In biblical texts, we see Christ’s death treated mostly as the fulfillment and renewal of the covenant, the fulfillment of the Law, and the grounds on which God grants us the grace of justification. In biblical and patristic texts, we also see a strong emphasis on Christ’s death and resurrection as God using death to defeat death. In the Medieval and early modern era, we see a shift in emphasis toward situating Christ’s death within the context of the larger process by which humanity pays off its debt to God incurred through sin and merits salvation. While humanity did incur the wrath and punishment of God through sin, Christ’s death was not so much the placating of that wrath; rather, Christ, through His ministry, death, and resurrection, restored the relationship between God and man.

It is through the lens of all of this that the Catholic Church has traditionally interpreted the theological implications of Christ’s death and resurrection.

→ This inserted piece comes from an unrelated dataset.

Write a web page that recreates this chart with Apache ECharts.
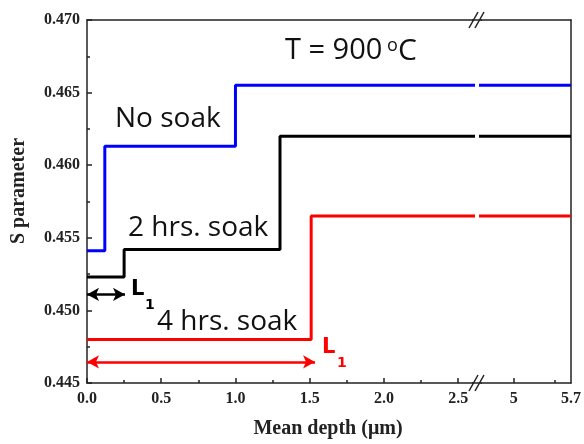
<!DOCTYPE html>
<html>
<head>
<meta charset="utf-8">
<script src="https://cdn.jsdelivr.net/npm/echarts@6/dist/echarts.min.js"></script>
<style>html,body{margin:0;padding:0;background:#fff;}#c{width:584px;height:444px;}</style>
</head>
<body>
<div id="c"></div>
<script>
// ---- data ----
const depthNoSoak = [0, 0.12, 1.0, 5.7];
const sNoSoak     = [0.4541, 0.4613, 0.4655, 0.4655];
const depth2h     = [0, 0.25, 1.30, 5.7];
const s2h         = [0.4523, 0.4542, 0.4620, 0.4620];
const depth4h     = [0, 1.51, 5.7];
const s4h         = [0.4480, 0.4565, 0.4565];
const arrowBlack  = [0, 0.256, 0.4511];   // x from, x to, y
const arrowRed    = [0, 1.536, 0.44645];
const xMajorLeft  = [0, 0.5, 1.0, 1.5, 2.0, 2.5];
const xMinorLeft  = [0.25, 0.75, 1.25, 1.75, 2.25];
const xMajorRight = [5, 5.7];
const xTickRight  = [5];
const xMinorRight = [5.5];

const toPts = (xs, ys) => xs.map((x, i) => [x, ys[i]]);
const axisColor = '#222';
const labelFont = { fontFamily: 'Liberation Serif', fontWeight: 'bold', fontSize: 16, color: '#222' };

const chart = echarts.init(document.getElementById('c'), null, { renderer: 'canvas' });

function lineSeries(name, pts, color, xi, yi, markLine) {
  const s = {
    name, type: 'line', data: pts, step: 'end', xAxisIndex: xi, yAxisIndex: yi,
    showSymbol: false, symbol: 'none', lineStyle: { color, width: 3 }, itemStyle: { color },
    clip: true, silent: true, z: 3
  };
  if (markLine) s.markLine = markLine;
  return s;
}
function arrow(a, color) {
  return {
    silent: true, symbol: ['arrow', 'arrow'], symbolSize: [10, 12],
    label: { show: false }, lineStyle: { color, width: 2.5, type: 'solid' },
    emphasis: { disabled: true },
    data: [[{ coord: [a[0], a[2]] }, { coord: [a[1], a[2]] }]]
  };
}
function txt(x, y, text, size, color, weight, family, extra) {
  return Object.assign({ type: 'text', z: 50, x, y,
    style: { text, fontSize: size, fontWeight: weight || 'normal', fontFamily: family || 'Open Sans',
             fill: color, align: 'left', verticalAlign: 'middle' } }, extra || {});
}

const G1 = { left: 87, top: 20, width: 386, height: 363 };
const G2 = { left: 481, top: 20, width: 93, height: 363 };

const option = {
  animation: false,
  grid: [G1, G2],
  xAxis: [
    { gridIndex: 0, type: 'value', position: 'bottom', min: 0, max: 2.6,
      axisLine: { show: true, lineStyle: { color: axisColor, width: 1.5 } },
      axisTick: { show: true, inside: true, length: 5, customValues: xMajorLeft, lineStyle: { color: axisColor, width: 1.5 } },
      axisLabel: { show: true, customValues: xMajorLeft, margin: 8, formatter: v => v.toFixed(1), ...labelFont },
      splitLine: { show: false } },
    { gridIndex: 0, type: 'value', position: 'bottom', min: 0, max: 2.6,
      axisLine: { show: false },
      axisTick: { show: true, inside: true, length: 3, customValues: xMinorLeft, lineStyle: { color: axisColor, width: 1.5 } },
      axisLabel: { show: false }, splitLine: { show: false } },
    { gridIndex: 0, type: 'value', position: 'top', min: 0, max: 2.6,
      axisLine: { show: true, lineStyle: { color: axisColor, width: 1.5 } },
      axisTick: { show: false }, axisLabel: { show: false }, splitLine: { show: false } },
    { gridIndex: 1, type: 'value', position: 'bottom', min: 4.6, max: 5.7,
      axisLine: { show: true, lineStyle: { color: axisColor, width: 1.5 } },
      axisTick: { show: true, inside: true, length: 5, customValues: xTickRight, lineStyle: { color: axisColor, width: 1.5 } },
      axisLabel: { show: true, customValues: xMajorRight, margin: 8, formatter: v => String(+v.toFixed(1)), ...labelFont },
      splitLine: { show: false } },
    { gridIndex: 1, type: 'value', position: 'bottom', min: 4.6, max: 5.7,
      axisLine: { show: false },
      axisTick: { show: true, inside: true, length: 3, customValues: xMinorRight, lineStyle: { color: axisColor, width: 1.5 } },
      axisLabel: { show: false }, splitLine: { show: false } },
    { gridIndex: 1, type: 'value', position: 'top', min: 4.6, max: 5.7,
      axisLine: { show: true, lineStyle: { color: axisColor, width: 1.5 } },
      axisTick: { show: false }, axisLabel: { show: false }, splitLine: { show: false } }
  ],
  yAxis: [
    { gridIndex: 0, type: 'value', position: 'left', min: 0.445, max: 0.470, interval: 0.005,
      axisLine: { show: true, lineStyle: { color: axisColor, width: 1.5 } },
      axisTick: { show: true, inside: true, length: 5, lineStyle: { color: axisColor, width: 1.5 } },
      minorTick: { show: true, splitNumber: 2, length: 3, lineStyle: { color: axisColor, width: 1.5 } },
      axisLabel: { show: true, margin: 7, formatter: v => v.toFixed(3), ...labelFont },
      splitLine: { show: false }, minorSplitLine: { show: false } },
    { gridIndex: 1, type: 'value', position: 'left', min: 0.445, max: 0.470, interval: 0.005,
      axisLine: { show: false }, axisTick: { show: false }, axisLabel: { show: false }, splitLine: { show: false } },
    { gridIndex: 1, type: 'value', position: 'right', min: 0.445, max: 0.470, interval: 0.005,
      axisLine: { show: true, lineStyle: { color: axisColor, width: 1.5 } },
      axisTick: { show: false }, axisLabel: { show: false }, splitLine: { show: false } }
  ],
  series: [
    lineSeries('No soak', toPts(depthNoSoak, sNoSoak), '#0000ff', 0, 0),
    lineSeries('2 hrs. soak', toPts(depth2h, s2h), '#000000', 0, 0, arrow(arrowBlack, '#000000')),
    lineSeries('4 hrs. soak', toPts(depth4h, s4h), '#ff0000', 0, 0, arrow(arrowRed, '#ff0000')),
    lineSeries('No soak', toPts(depthNoSoak, sNoSoak), '#0000ff', 3, 1),
    lineSeries('2 hrs. soak', toPts(depth2h, s2h), '#000000', 3, 1),
    lineSeries('4 hrs. soak', toPts(depth4h, s4h), '#ff0000', 3, 1)
  ],
  graphic: [
    // axis break marks
    { type: 'line', z: 50, shape: { x1: 472, y1: 20, x2: 482, y2: 20 }, style: { stroke: axisColor, lineWidth: 1.5 } },
    { type: 'line', z: 50, shape: { x1: 469, y1: 28, x2: 478, y2: 12 }, style: { stroke: axisColor, lineWidth: 1.5 } },
    { type: 'line', z: 50, shape: { x1: 475, y1: 28, x2: 484, y2: 12 }, style: { stroke: axisColor, lineWidth: 1.5 } },
    { type: 'line', z: 50, shape: { x1: 472, y1: 383, x2: 482, y2: 383 }, style: { stroke: axisColor, lineWidth: 1.5 } },
    { type: 'line', z: 50, shape: { x1: 469, y1: 391, x2: 478, y2: 375 }, style: { stroke: axisColor, lineWidth: 1.5 } },
    { type: 'line', z: 50, shape: { x1: 475, y1: 391, x2: 484, y2: 375 }, style: { stroke: axisColor, lineWidth: 1.5 } },
    // axis names
    { type: 'text', z: 50, x: 19, y: 191, rotation: Math.PI / 2,
      style: { text: 'S parameter', fontSize: 20, fontWeight: 'bold', fontFamily: 'Liberation Serif', fill: '#222', align: 'center', verticalAlign: 'middle' } },
    { type: 'text', z: 50, x: 328, y: 429,
      style: { text: 'Mean depth (\u03bcm)', fontSize: 20, fontWeight: 'bold', fontFamily: 'Liberation Serif', fill: '#222', align: 'center', verticalAlign: 'middle' } },
    // annotations
    txt(285, 51, 'T = 900', 29, '#111'),
    txt(387, 46, 'o', 18, '#111'),
    txt(398, 51, 'C', 30, '#111'),
    txt(115, 119, 'No soak', 28, '#111'),
    txt(128, 228, '2 hrs. soak', 28, '#111'),
    txt(157, 322, '4 hrs. soak', 28, '#111'),
    txt(131, 290, 'L', 21, '#000', 'bold', 'DejaVu Sans'),
    txt(145, 305, '1', 14, '#000', 'bold', 'DejaVu Sans'),
    txt(322, 348, 'L', 21, '#ff0000', 'bold', 'DejaVu Sans'),
    txt(337, 363, '1', 14, '#ff0000', 'bold', 'DejaVu Sans')
  ]
};
chart.setOption(option);
</script>
</body>
</html>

Penal substitution, at its root, is thus an over-simplification of this larger tradition.

As we meditate upon the meaning of Christ’s death and resurrection through this Easter season, and look to Scripture, the Church, and the great saints of history for deeper insight on this topic, let us realize that at the bottom of the Cross is a paradox through which God’s plan of salvation is made known. Through dying the dishonorable death of one falsely accused of blasphemy and insurrection, Christ made manifest His glory as the God-man. Through suffering the death of one marginalized and outcast by society, Christ made manifest His nature as the King and Lord of creation and of the Church. What seemed like a defeat for God and a victory for sin and death was in fact a victory for God and a defeat for sin and death. To use the words of St. Paul, this makes the Cross “a stumbling block” and “foolishness” for those who lack faith, yet for those who have faith, it is the “power of God and the wisdom of God” (cf. 1 Corinthians 2:18-25).